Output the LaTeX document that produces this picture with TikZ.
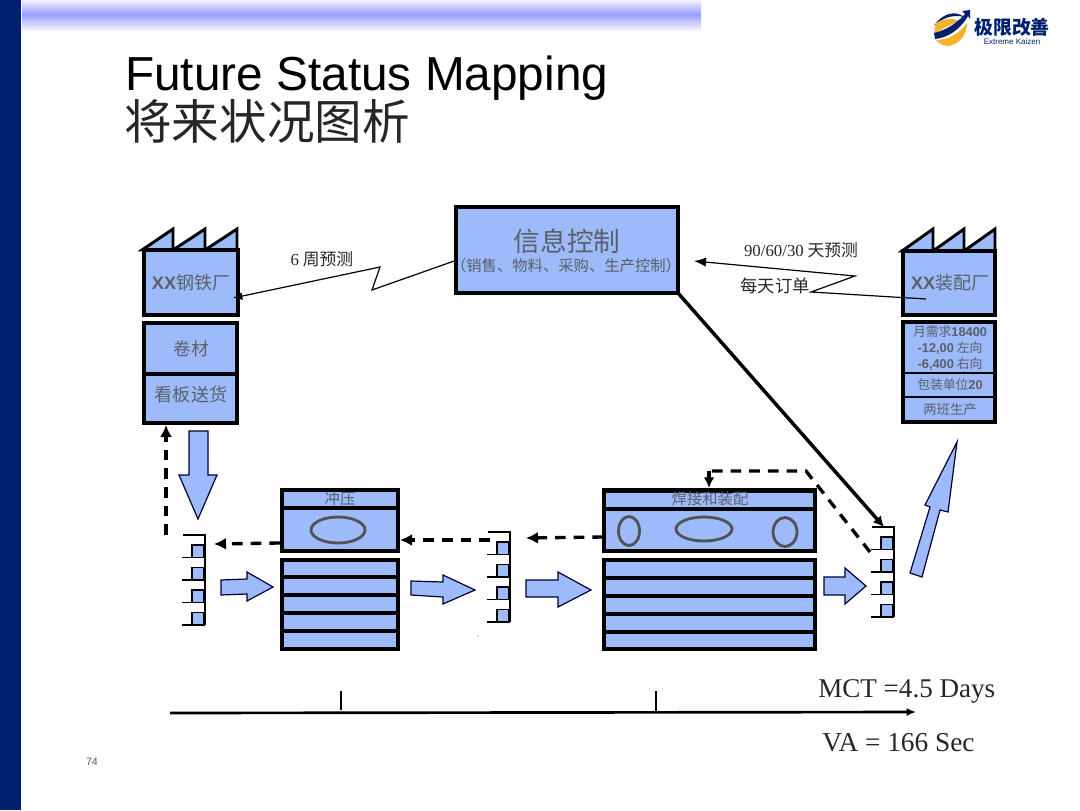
\documentclass[tikz,border=0pt]{standalone}
\usepackage{fontspec}
\setmainfont{Liberation Serif}
\setsansfont{Liberation Sans}
\newfontfamily\cjk{Noto Sans CJK SC}
\usetikzlibrary{arrows.meta}
\definecolor{navy}{HTML}{00206E}
\definecolor{fillblue}{HTML}{9DBBFA}
\definecolor{barblue}{HTML}{9A9CFF}
\definecolor{barpale}{HTML}{F4F4FF}
\definecolor{labelgrey}{HTML}{5A5F6A}
\definecolor{logoyellow}{HTML}{F5B32E}
\newcommand{\bsf}[1]{{\sffamily\bfseries #1}}
\tikzset{
  vsmbox/.style={draw=black,fill=fillblue,line width=2.5pt,line join=miter},
  procbox/.style={draw=black,fill=fillblue,line width=3.2pt,line join=miter},
  procline/.style={draw=black,line width=3pt},
  blockarrow/.style={draw=black!80!blue,fill=fillblue,line width=0.9pt,line join=miter},
  lbl/.style={text=labelgrey,font=\cjk,inner sep=0pt},
  capt/.style={text=black!85,inner sep=0pt},
  dashflow/.style={draw=black,line width=2.5pt,dash pattern=on 8pt off 6pt},
  flowtip/.style={-{Latex[length=9pt,width=9pt]}},
  stackline/.style={draw=black,line width=1pt},
  ovalshape/.style={draw=black!68,line width=2.1pt},
  zig/.style={draw=black,line width=0.9pt},
  card/.style={draw=black,fill=fillblue,line width=0.9pt}
}
\newcommand{\kanban}[3]{% x of spine, y of top, name
  \coordinate (#3top) at (#1,#2);
  \coordinate (#3bot) at (#1,#2+90);
  \foreach \k in {0,1,2,3}{
    \draw[card] (#1-13,#2+10+\k*22.5) rectangle (#1-1,#2+22.5+\k*22.5);
    \draw[stackline] (#1-23,#2+22.5+\k*22.5) -- (#1,#2+22.5+\k*22.5);
  }
  \draw[stackline] (#1-22,#2) -- (#1,#2) -- (#1,#2+90);
}
\begin{document}
\begin{tikzpicture}[x=0.75pt,y=-0.75pt]
\useasboundingbox (0,0) rectangle (1080,810);
% slide frame
\fill[navy] (0,0) rectangle (21,810);
\shade[top color=barpale,bottom color=barblue] (22,0) rectangle (701,14);
\shade[top color=barblue,bottom color=barpale] (22,14) rectangle (701,30);
% logo
\fill[navy] (934,26) .. controls (942,13) and (956,10) .. (964,17) .. controls (953,14) and (942,18) .. (934,26) -- cycle;
\fill[logoyellow] (936,23) .. controls (945,18) and (953,18) .. (960,21) .. controls (951,24) and (942,29) .. (934,34) -- cycle;
\fill[navy] (934,33) .. controls (946,30) and (956,24) .. (965,14) -- (962,11) -- (970,10) -- (970,19) -- (968,16) .. controls (960,30) and (947,38) .. (935,39) -- cycle;
\fill[logoyellow] (936,40) .. controls (948,40) and (960,33) .. (967,23) .. controls (967,36) and (958,45) .. (948,46) .. controls (943,46) and (938,43) .. (936,40) -- cycle;
\node[inner sep=0pt,text=navy,font=\cjk\bfseries\fontsize{14.2}{15}\selectfont] (logoname) at (1012,27) {极限改善};
\node[inner sep=0pt,text=navy,font=\sffamily\fontsize{6}{7}\selectfont] (logosub) at (1012,41.5) {Extreme Kaizen};
% title
\node[anchor=west,inner sep=0pt,font=\sffamily\fontsize{35.8}{38}\selectfont,text=black] (title) at (125,78) {Future Status Mapping};
\node[anchor=west,inner sep=0pt,font=\cjk\fontsize{35.7}{38}\selectfont,text=black!85] (subtitle) at (124,121) {将来状况图析};
\node[inner sep=0pt,font=\sffamily\fontsize{8}{9}\selectfont,text=black!65] (pageno) at (92,762) {74};
% information box
\draw[vsmbox] (456,207) rectangle (678,293);
\coordinate (infoW) at (457,260);
\coordinate (infoE) at (694,261);
\coordinate (infoSE) at (678,293);
\node[lbl,font=\cjk\fontsize{20}{21}\selectfont] (infotitle) at (567,241) {信息控制};
\node[lbl,font=\cjk\fontsize{11.5}{13}\selectfont] (infosub) at (566,266) {（销售、物料、采购、生产控制）};
% supplier factory
\draw[vsmbox,line width=2.2pt] (142,250) -- (173,229) -- (173,250) -- (205,229) -- (205,250) -- (237,229) -- (237,250) -- cycle;
\draw[vsmbox] (144,250) rectangle (238,315);
\node[lbl,font=\cjk\fontsize{13.5}{14}\selectfont] (steel) at (191,283) {\bsf{XX}钢铁厂};
\draw[vsmbox] (144,323) rectangle (237,423);
\draw[vsmbox,fill=none] (144,374) -- (237,374);
\node[lbl,font=\cjk\fontsize{13.2}{14}\selectfont] (coil) at (191,349) {卷材};
\node[lbl,font=\cjk\fontsize{13.6}{14}\selectfont] (kanbanship) at (191,395) {看板送货};
\coordinate (steelE) at (233,298);
% customer factory
\draw[vsmbox,line width=2.2pt] (902,251) -- (933,229) -- (933,251) -- (964,229) -- (964,251) -- (995,229) -- (995,251) -- cycle;
\draw[vsmbox] (903,251) rectangle (995,315);
\node[lbl,font=\cjk\fontsize{13.5}{14}\selectfont] (assy) at (950,283) {\bsf{XX}装配厂};
\coordinate (assyin) at (926,299);
\draw[vsmbox] (903,322) rectangle (995,422);
\draw[vsmbox,fill=none,line width=2.2pt] (903,373) -- (995,373) (903,397) -- (995,397);
\node[lbl,font=\cjk\fontsize{9.6}{11}\selectfont] (d1) at (950,332) {月需求\bsf{18400}};
\node[lbl,font=\cjk\fontsize{9.6}{11}\selectfont] (d2) at (950,348) {\bsf{-12,00} 左向};
\node[lbl,font=\cjk\fontsize{9.6}{11}\selectfont] (d3) at (950,364) {\bsf{-6,400} 右向};
\node[lbl,font=\cjk\fontsize{9.6}{11}\selectfont] (d4) at (950,385) {包装单位\bsf{20}};
\node[lbl,font=\cjk\fontsize{10}{11}\selectfont] (d5) at (950,409) {两班生产};
% forecasts
\node[capt,font=\cjk\fontsize{12.6}{14}\selectfont] (f6) at (322,259) {{\rmfamily 6} 周预测};
\node[capt,font=\cjk\fontsize{12.6}{14}\selectfont] (f90) at (801,250) {{\rmfamily 90/60/30} 天预测};
\node[capt,font=\cjk\fontsize{13}{14}\selectfont] (fd) at (775,286) {每天订单};
\coordinate (zl1) at (380,267);
\coordinate (zl2) at (372,290);
\coordinate (zr1) at (855,276);
\coordinate (zr2) at (811,292);
\draw[zig,-{Latex[length=7pt,width=6pt]}] (infoW) -- (zl2) -- (zl1) -- (steelE);
\draw[zig,-{Latex[length=9pt,width=7pt]}] (assyin) -- (zr2) -- (zr1) -- (infoE);
% process 1
\draw[procbox] (282,490) rectangle (398,551);
\draw[procline] (282,508) -- (398,508);
\node[lbl,font=\cjk\fontsize{11.5}{12}\selectfont] (stamp) at (340,499) {冲压};
\draw[ovalshape] (338,530) ellipse (27 and 13);
\draw[procbox] (282,560) rectangle (398,649);
\draw[procline] (282,577) -- (398,577) (282,595) -- (398,595) (282,613) -- (398,613) (282,631) -- (398,631);
% process 2
\draw[procbox] (604,490.5) rectangle (815,551);
\draw[procline] (604,509) -- (815,509);
\node[lbl,font=\cjk\fontsize{11.5}{12}\selectfont] (weld) at (710,499) {焊接和装配};
\draw[ovalshape] (629,531) ellipse (10.5 and 14.5);
\draw[ovalshape] (704,529) ellipse (28 and 12);
\draw[ovalshape] (785,532) ellipse (12 and 14.5);
\draw[procbox] (604,560) rectangle (815,649);
\draw[procline] (604,577.5) -- (815,577.5) (604,595.5) -- (815,595.5) (604,613.5) -- (815,613.5) (604,631.5) -- (815,631.5);
% kanban stacks
\kanban{205}{535}{sa}
\kanban{510}{532}{sb}
\kanban{894}{527}{sc}
\fill[black!60] (478,636) circle (0.7);
% block arrows
\draw[blockarrow] (189,431) -- (208,431) -- (208,475) -- (217,475) -- (198,519) -- (179,475) -- (189,475) -- cycle;
\draw[blockarrow] (221,580) -- (247,579) -- (247,572) -- (273,587) -- (247,601) -- (247,594) -- (221,595) -- cycle;
\draw[blockarrow] (411,581) -- (443,582) -- (443,575) -- (475,590) -- (443,604) -- (443,597) -- (411,595) -- cycle;
\draw[blockarrow] (526,580) -- (558,580) -- (558,572) -- (591,590) -- (558,607) -- (558,597) -- (526,597) -- cycle;
\draw[blockarrow] (824,577) -- (845,577) -- (845,568) -- (866,586) -- (845,604) -- (845,595) -- (824,595) -- cycle;
\draw[blockarrow] (910,573) -- (930,507) -- (925,505) -- (957,442) -- (948,512) -- (940,510) -- (922,577) -- cycle;
% information flows
\coordinate (pullA) at (166,535);
\coordinate (pullAend) at (166,425);
\coordinate (p1w) at (280,543);
\coordinate (sain) at (214,544);
\coordinate (sbout) at (490,540);
\coordinate (p1e) at (400,540);
\coordinate (p2w) at (603,537);
\coordinate (sbin) at (526,538);
\coordinate (scout) at (870,552);
\coordinate (bend) at (806,471);
\coordinate (wtop) at (709,471);
\coordinate (wend) at (709,488);
\coordinate (scin) at (884,527);
\draw[dashflow,flowtip] (pullA) -- (pullAend);
\draw[dashflow,flowtip] (p1w) -- (sain);
\draw[dashflow,flowtip] (sbout) -- (p1e);
\draw[dashflow,flowtip] (p2w) -- (sbin);
\draw[dashflow] (scout) -- (bend) -- (wtop);
\draw[draw=black,line width=2.5pt,-{Latex[length=8pt,width=8pt]}] (wtop) -- (wend);
\draw[draw=black,line width=2.6pt,-{Latex[length=8pt,width=8pt]}] (infoSE) -- (scin);
% timeline
\coordinate (tlA) at (170,713);
\coordinate (tlB) at (916,712);
\draw[draw=black,line width=2pt,-{Latex[length=7pt,width=6pt]}] (tlA) -- (tlB);
\draw[draw=black,line width=2pt] (341,691) -- (341,710);
\draw[draw=black,line width=2pt] (656,691) -- (656,712);
\node[capt,anchor=west,font=\fontsize{20.3}{22}\selectfont] (mct) at (818,691) {MCT =4.5 Days};
\node[capt,anchor=west,font=\fontsize{20.5}{22}\selectfont] (va) at (822,743) {VA = 166 Sec};
\end{tikzpicture}
\end{document}
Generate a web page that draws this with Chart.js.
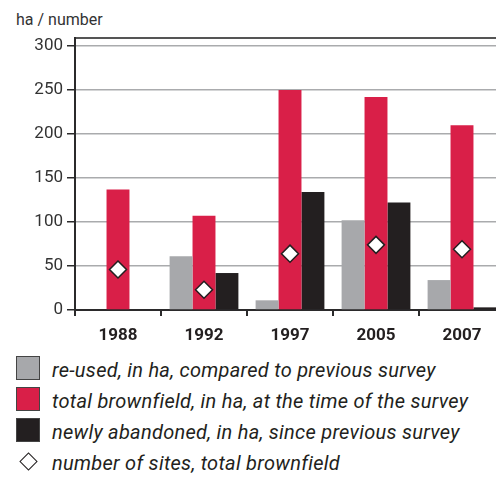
<!DOCTYPE html>
<html>
<head>
<meta charset="utf-8">
<script src="https://cdn.jsdelivr.net/npm/chart.js@4/dist/chart.umd.min.js"></script>
<style>
  html, body { margin: 0; padding: 0; background: #fff; overflow: hidden; width: 496px; height: 477px; }
  #unit { position: absolute; left: 16px; top: 10px; font: 16px Roboto, sans-serif; color: #333; }
  #chart { position: absolute; left: 0; top: 0; }
  #legend { position: absolute; left: 16px; top: 356px; font: italic 20px Roboto, sans-serif; letter-spacing: 0.28px; color: #231f20; }
  .row { display: flex; align-items: flex-start; height: 31px; }
  .mark { width: 24px; height: 24px; flex: none; display: flex; align-items: center; justify-content: center; }
  .swatch { width: 22px; height: 22px; border: 1px solid #444; }
  .diamond { width: 11px; height: 11px; border: 1.5px solid #231f20; transform: rotate(45deg); background: #fff; }
  .label { margin-left: 12px; position: relative; top: 3px; line-height: 23px; white-space: nowrap; }
</style>
</head>
<body>
<div id="unit">ha / number</div>
<canvas id="chart" width="515" height="345"></canvas>
<div id="legend"></div>
<script>
const years = ['1988', '1992', '1997', '2005', '2007'];
const reused = [0, 61, 11, 102, 34];
const totalBrownfield = [137, 107, 250, 242, 210];
const abandoned = [0, 42, 134, 122, 3];
const sites = [46, 23, 64, 74, 69];
const yTicks = [0, 50, 100, 150, 200, 250, 300];

const labels = {
  reused: 're-used, in ha, compared to previous survey',
  total: 'total brownfield, in ha, at the time of the survey',
  abandoned: 'newly abandoned, in ha, since previous survey',
  sites: 'number of sites, total brownfield',
};

const dark = '#2b2a2b';

function noPad(s) {
  s.paddingLeft = 0;
  s.paddingRight = 0;
}

const chart = new Chart(document.getElementById('chart'), {
  data: {
    labels: years,
    datasets: [
      { type: 'bar', label: labels.reused, data: reused, backgroundColor: '#a7a8ab', order: 1 },
      { type: 'bar', label: labels.total, data: totalBrownfield, backgroundColor: '#d91f48', order: 1 },
      { type: 'bar', label: labels.abandoned, data: abandoned, backgroundColor: '#231f20', order: 1 },
      {
        type: 'line', label: labels.sites, data: sites, showLine: false, order: 0,
        pointStyle: 'rectRot', pointRadius: 8.5, pointBackgroundColor: '#fff',
        pointBorderColor: '#231f20', pointBorderWidth: 1.5,
      },
    ],
  },
  options: {
    responsive: false,
    animation: false,
    layout: { padding: { top: 38, left: 0, right: 0, bottom: 0 } },
    datasets: { bar: { categoryPercentage: 0.8, barPercentage: 1 } },
    plugins: { legend: { display: false }, tooltip: { enabled: false } },
    scales: {
      x: {
        grid: { drawOnChartArea: false, tickLength: 6, tickColor: dark, lineWidth: 2 },
        border: { color: dark, width: 2 },
        ticks: { padding: 10, color: '#231f20', font: { family: 'Roboto', size: 17, weight: 'bold' } },
        afterFit: s => { s.height = 35; noPad(s); },
      },
      x2: {
        position: 'top',
        grid: { display: false },
        border: { color: '#555', width: 2 },
        ticks: { display: false },
        afterFit: s => { s.height = 0; noPad(s); },
      },
      y: {
        min: 0,
        max: 309,
        afterBuildTicks: s => { s.ticks = yTicks.map(v => ({ value: v })); },
        grid: { color: '#aaabad', lineWidth: 1.5, tickLength: 8, tickColor: dark },
        border: { color: dark, width: 2 },
        ticks: { padding: 4, color: '#333', font: { family: 'Roboto', size: 17 } },
        afterFit: s => { s.width = 75; },
      },
    },
  },
});

const legend = document.getElementById('legend');
chart.data.datasets.forEach(ds => {
  const row = document.createElement('div');
  row.className = 'row';
  const mark = document.createElement('div');
  mark.className = 'mark';
  const shape = document.createElement('div');
  if (ds.type === 'bar') {
    shape.className = 'swatch';
    shape.style.background = ds.backgroundColor;
  } else {
    shape.className = 'diamond';
  }
  mark.appendChild(shape);
  const text = document.createElement('span');
  text.className = 'label';
  text.textContent = ds.label;
  row.append(mark, text);
  legend.appendChild(row);
});
</script>
</body>
</html>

+++

Read the data above and pull out each line that holds the string "with".

Output the LaTeX document that produces this picture with TikZ.
Generate a web page that draws this with Chart.js.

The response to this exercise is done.